## Requirements
Select every line below containing the word "this".

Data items
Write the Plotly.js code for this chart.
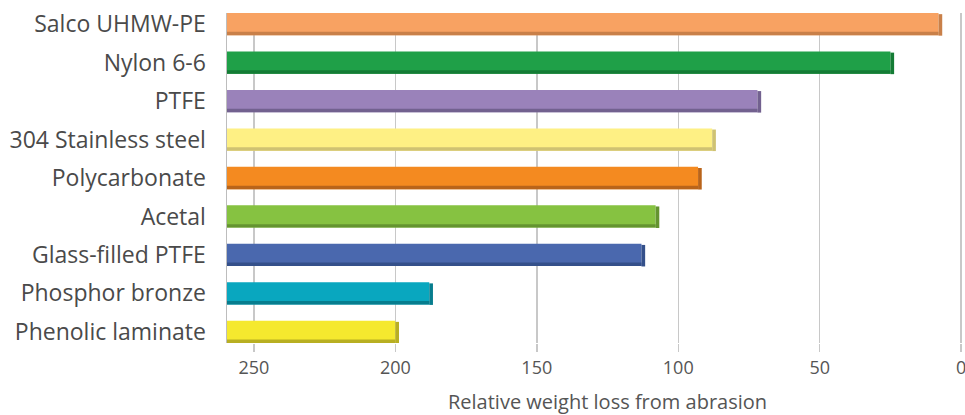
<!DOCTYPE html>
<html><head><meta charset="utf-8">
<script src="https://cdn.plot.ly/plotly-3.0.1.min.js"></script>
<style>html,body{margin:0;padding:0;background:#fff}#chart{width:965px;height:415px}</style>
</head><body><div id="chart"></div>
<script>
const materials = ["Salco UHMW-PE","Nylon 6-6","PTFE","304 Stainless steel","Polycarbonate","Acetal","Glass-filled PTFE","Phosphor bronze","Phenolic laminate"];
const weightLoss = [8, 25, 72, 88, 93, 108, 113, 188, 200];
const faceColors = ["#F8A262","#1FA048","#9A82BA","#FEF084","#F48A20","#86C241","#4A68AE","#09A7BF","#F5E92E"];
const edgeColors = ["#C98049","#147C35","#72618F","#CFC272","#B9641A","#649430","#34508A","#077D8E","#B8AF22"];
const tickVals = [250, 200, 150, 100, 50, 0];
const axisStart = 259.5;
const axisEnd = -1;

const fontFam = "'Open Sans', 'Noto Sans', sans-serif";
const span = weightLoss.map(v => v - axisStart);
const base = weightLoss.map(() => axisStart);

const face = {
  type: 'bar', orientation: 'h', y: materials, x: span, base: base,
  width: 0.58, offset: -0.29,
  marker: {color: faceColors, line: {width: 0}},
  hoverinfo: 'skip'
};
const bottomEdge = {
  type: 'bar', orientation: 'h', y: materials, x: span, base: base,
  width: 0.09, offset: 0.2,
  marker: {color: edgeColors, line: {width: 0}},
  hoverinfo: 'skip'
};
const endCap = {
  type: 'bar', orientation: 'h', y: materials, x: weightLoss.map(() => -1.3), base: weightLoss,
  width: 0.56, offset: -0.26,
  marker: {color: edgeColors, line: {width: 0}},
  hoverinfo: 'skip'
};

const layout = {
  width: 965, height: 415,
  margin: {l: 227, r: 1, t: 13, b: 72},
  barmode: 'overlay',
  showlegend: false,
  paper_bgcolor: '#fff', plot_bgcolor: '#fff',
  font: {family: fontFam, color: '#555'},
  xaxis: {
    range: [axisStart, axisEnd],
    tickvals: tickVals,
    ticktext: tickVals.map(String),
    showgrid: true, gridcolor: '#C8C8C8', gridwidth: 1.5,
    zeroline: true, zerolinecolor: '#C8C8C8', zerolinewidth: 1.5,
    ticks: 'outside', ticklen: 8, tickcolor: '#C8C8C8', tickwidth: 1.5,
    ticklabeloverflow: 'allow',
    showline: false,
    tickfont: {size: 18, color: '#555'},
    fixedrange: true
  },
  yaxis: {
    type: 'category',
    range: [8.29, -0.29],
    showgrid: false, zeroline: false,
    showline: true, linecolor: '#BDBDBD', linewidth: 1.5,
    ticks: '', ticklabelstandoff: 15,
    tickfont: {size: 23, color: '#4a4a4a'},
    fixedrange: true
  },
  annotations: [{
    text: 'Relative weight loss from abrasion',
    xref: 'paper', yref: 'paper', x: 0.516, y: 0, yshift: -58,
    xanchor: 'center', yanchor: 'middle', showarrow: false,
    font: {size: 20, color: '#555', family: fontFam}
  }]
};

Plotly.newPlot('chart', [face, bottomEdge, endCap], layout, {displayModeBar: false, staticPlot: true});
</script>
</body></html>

* * *

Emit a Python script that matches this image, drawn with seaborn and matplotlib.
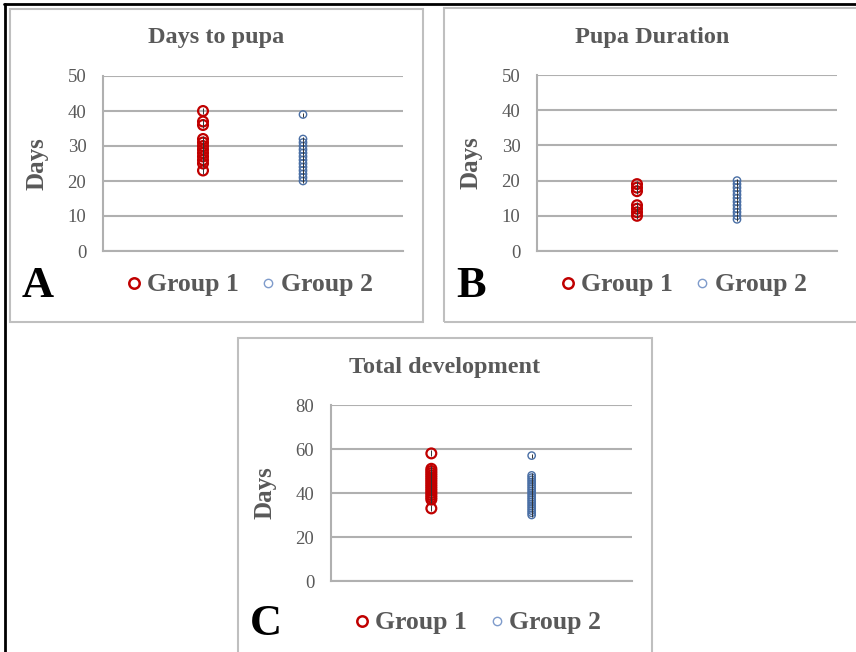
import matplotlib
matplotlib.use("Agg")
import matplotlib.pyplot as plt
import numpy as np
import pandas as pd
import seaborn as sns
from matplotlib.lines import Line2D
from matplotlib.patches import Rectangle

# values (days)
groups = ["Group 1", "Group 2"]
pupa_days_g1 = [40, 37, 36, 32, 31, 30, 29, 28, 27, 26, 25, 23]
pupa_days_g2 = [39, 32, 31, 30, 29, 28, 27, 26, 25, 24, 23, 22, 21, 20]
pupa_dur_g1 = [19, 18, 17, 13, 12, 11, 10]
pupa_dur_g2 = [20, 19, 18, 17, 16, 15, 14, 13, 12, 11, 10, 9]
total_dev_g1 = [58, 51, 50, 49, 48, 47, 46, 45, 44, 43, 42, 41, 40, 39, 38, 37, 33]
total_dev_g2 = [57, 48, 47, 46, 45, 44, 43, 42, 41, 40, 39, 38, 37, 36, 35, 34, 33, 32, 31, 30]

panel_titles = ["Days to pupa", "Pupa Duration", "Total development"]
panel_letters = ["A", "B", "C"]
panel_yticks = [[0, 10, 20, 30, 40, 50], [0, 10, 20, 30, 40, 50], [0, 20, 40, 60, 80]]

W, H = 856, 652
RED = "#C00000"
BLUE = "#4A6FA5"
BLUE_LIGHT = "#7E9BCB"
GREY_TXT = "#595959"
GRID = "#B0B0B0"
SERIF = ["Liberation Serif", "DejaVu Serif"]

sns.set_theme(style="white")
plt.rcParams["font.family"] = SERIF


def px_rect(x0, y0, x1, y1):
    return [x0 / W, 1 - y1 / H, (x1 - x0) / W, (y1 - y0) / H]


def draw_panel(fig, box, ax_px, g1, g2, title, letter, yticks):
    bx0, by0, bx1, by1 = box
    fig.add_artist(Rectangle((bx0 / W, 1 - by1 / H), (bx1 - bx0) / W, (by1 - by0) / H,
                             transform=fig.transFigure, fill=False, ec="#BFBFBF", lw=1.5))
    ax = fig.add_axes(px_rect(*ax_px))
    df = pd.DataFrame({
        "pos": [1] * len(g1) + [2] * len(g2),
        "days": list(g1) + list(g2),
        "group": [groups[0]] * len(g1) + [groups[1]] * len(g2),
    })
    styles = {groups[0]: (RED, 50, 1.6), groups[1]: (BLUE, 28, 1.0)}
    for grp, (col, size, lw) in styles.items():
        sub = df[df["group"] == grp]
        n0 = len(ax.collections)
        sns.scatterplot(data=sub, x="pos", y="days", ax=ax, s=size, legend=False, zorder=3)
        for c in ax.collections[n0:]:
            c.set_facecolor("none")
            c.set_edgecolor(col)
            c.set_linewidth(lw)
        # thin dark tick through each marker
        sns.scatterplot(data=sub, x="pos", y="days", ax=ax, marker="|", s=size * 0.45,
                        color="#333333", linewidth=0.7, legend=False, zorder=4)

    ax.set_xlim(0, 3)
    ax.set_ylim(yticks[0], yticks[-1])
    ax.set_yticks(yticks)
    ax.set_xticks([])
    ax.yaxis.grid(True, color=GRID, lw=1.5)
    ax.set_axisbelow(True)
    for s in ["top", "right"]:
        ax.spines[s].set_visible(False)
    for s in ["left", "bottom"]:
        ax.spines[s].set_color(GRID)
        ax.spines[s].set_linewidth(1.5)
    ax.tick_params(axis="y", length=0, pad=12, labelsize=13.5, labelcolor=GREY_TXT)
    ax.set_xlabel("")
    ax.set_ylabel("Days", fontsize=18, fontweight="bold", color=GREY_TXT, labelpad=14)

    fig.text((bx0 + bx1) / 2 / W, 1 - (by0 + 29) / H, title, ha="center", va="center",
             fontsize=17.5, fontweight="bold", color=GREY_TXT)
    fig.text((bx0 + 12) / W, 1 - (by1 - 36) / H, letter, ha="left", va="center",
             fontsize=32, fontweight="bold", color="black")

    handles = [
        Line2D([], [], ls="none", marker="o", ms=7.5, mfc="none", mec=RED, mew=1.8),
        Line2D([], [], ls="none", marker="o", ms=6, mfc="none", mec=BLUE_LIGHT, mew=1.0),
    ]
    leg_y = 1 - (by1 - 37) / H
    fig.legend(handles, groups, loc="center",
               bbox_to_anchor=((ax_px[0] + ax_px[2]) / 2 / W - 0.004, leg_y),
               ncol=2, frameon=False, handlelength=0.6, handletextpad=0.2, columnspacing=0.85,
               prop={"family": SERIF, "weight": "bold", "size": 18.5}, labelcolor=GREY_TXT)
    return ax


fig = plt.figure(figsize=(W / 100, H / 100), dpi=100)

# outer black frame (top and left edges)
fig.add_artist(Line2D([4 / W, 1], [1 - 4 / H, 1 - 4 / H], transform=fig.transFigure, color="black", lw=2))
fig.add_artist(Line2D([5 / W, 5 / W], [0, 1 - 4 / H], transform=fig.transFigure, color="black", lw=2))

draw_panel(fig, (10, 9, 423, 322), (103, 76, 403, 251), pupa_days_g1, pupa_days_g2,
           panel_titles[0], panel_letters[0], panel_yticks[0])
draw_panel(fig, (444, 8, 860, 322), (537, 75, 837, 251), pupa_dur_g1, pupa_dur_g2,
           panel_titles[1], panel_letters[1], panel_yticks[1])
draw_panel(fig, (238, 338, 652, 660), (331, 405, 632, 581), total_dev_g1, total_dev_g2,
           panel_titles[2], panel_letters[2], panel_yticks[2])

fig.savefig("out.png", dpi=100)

## Output of the exercise
Write the Plotly.js code for this chart.
Emit a Python script that matches this image, drawn with seaborn and matplotlib.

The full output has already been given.